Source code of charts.
***
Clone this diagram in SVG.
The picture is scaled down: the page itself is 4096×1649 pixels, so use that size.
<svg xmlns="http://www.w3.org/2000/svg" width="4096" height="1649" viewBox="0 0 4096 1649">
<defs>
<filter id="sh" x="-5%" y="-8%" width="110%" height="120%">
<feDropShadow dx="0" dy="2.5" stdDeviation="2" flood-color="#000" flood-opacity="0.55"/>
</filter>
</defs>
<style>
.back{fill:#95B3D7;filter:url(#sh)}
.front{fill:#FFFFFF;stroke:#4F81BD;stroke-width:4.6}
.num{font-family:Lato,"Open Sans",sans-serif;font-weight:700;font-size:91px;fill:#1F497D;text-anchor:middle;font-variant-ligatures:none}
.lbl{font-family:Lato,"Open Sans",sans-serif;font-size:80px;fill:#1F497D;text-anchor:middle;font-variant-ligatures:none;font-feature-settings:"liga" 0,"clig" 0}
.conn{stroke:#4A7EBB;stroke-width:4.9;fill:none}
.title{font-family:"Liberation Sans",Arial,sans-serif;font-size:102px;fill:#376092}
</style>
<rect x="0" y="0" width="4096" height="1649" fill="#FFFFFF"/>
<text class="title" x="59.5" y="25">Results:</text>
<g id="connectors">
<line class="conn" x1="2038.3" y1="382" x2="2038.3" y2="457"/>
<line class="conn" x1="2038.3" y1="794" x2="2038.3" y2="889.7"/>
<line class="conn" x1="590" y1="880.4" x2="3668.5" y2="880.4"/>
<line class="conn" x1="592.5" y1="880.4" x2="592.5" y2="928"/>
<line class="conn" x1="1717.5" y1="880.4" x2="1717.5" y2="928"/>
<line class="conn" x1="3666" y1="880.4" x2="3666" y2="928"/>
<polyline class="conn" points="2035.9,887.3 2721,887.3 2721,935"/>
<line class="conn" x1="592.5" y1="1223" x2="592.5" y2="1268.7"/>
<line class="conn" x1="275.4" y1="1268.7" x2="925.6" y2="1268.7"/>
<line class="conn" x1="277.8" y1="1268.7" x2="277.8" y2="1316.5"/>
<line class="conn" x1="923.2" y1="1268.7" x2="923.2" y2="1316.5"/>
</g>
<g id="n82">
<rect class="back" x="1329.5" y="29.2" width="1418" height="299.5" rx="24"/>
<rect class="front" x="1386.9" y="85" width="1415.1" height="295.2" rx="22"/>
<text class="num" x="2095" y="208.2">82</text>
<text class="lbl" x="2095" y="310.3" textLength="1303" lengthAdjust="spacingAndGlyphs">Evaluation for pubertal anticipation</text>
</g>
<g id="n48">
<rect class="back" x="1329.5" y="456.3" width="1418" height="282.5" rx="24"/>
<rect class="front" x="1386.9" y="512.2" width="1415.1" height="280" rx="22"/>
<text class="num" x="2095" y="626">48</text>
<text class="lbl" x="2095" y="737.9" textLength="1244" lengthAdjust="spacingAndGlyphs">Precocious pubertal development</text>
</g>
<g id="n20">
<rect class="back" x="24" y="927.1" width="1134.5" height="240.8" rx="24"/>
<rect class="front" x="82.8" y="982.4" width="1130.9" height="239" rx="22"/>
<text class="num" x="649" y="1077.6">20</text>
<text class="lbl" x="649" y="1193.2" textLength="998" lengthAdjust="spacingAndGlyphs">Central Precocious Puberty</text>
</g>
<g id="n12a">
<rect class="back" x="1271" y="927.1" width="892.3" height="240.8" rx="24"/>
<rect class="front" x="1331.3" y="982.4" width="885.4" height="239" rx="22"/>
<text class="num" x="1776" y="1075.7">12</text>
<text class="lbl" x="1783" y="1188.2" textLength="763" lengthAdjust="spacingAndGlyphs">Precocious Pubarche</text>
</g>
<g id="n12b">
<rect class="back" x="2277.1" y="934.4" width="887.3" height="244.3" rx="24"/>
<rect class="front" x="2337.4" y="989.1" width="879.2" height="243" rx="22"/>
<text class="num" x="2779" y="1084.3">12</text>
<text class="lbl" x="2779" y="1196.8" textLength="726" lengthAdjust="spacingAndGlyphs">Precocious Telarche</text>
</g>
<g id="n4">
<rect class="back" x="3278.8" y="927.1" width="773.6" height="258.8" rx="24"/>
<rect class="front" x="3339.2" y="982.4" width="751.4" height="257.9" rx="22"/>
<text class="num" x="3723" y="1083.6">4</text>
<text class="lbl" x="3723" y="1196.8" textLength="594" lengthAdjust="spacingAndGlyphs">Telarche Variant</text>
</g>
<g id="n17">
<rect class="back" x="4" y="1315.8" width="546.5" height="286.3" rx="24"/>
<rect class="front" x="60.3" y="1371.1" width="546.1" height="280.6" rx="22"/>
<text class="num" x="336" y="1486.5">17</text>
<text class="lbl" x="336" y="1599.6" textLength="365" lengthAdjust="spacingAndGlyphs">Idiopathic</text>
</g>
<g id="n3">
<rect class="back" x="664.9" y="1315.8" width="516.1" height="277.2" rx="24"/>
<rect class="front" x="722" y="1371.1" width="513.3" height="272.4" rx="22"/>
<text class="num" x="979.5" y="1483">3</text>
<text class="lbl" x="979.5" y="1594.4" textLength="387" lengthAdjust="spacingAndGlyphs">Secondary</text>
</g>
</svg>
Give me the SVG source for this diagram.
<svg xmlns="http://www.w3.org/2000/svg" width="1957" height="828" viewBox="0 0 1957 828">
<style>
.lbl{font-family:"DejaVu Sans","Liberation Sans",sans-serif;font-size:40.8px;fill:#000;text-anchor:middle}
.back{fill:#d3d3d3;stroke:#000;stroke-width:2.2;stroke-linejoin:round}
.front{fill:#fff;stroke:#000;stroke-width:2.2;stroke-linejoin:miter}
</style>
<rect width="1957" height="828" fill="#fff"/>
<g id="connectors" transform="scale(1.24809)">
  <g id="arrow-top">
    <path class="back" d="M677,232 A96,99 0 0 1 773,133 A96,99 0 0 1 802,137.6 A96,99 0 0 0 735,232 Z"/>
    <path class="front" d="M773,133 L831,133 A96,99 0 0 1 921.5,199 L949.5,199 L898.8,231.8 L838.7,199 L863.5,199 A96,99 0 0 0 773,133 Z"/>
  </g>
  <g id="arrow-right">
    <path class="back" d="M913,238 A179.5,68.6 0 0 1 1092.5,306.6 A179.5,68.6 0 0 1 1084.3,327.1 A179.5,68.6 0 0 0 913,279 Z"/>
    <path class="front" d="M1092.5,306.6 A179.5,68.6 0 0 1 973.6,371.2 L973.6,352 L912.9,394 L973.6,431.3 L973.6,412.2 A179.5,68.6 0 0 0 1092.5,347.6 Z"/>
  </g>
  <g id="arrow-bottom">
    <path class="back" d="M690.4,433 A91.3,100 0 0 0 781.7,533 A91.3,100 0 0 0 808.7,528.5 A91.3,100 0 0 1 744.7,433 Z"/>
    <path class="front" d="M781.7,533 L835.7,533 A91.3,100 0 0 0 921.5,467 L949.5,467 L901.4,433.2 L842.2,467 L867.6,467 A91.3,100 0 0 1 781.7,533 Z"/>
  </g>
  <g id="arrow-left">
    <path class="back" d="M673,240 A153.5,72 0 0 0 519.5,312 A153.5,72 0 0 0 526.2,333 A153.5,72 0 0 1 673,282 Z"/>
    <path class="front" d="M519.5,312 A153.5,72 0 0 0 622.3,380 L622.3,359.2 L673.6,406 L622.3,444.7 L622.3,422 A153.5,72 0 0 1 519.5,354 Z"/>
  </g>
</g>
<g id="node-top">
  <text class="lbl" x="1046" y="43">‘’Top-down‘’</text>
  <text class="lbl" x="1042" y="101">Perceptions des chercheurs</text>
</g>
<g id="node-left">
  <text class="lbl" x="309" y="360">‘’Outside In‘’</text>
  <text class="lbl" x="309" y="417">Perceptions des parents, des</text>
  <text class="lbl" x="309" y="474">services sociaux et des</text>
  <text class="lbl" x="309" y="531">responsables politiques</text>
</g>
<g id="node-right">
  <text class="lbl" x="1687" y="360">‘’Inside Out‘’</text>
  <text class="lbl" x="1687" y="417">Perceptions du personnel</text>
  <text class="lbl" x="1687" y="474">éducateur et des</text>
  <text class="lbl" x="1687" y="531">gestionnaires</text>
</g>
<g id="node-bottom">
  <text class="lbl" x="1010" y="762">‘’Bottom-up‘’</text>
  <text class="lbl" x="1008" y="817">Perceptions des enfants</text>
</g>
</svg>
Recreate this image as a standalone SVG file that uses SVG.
***
What the task requires. Show, from the material above, each line that includes the string "diagram".

Exercise response.
Clone this diagram in SVG.
Give me the SVG source for this diagram.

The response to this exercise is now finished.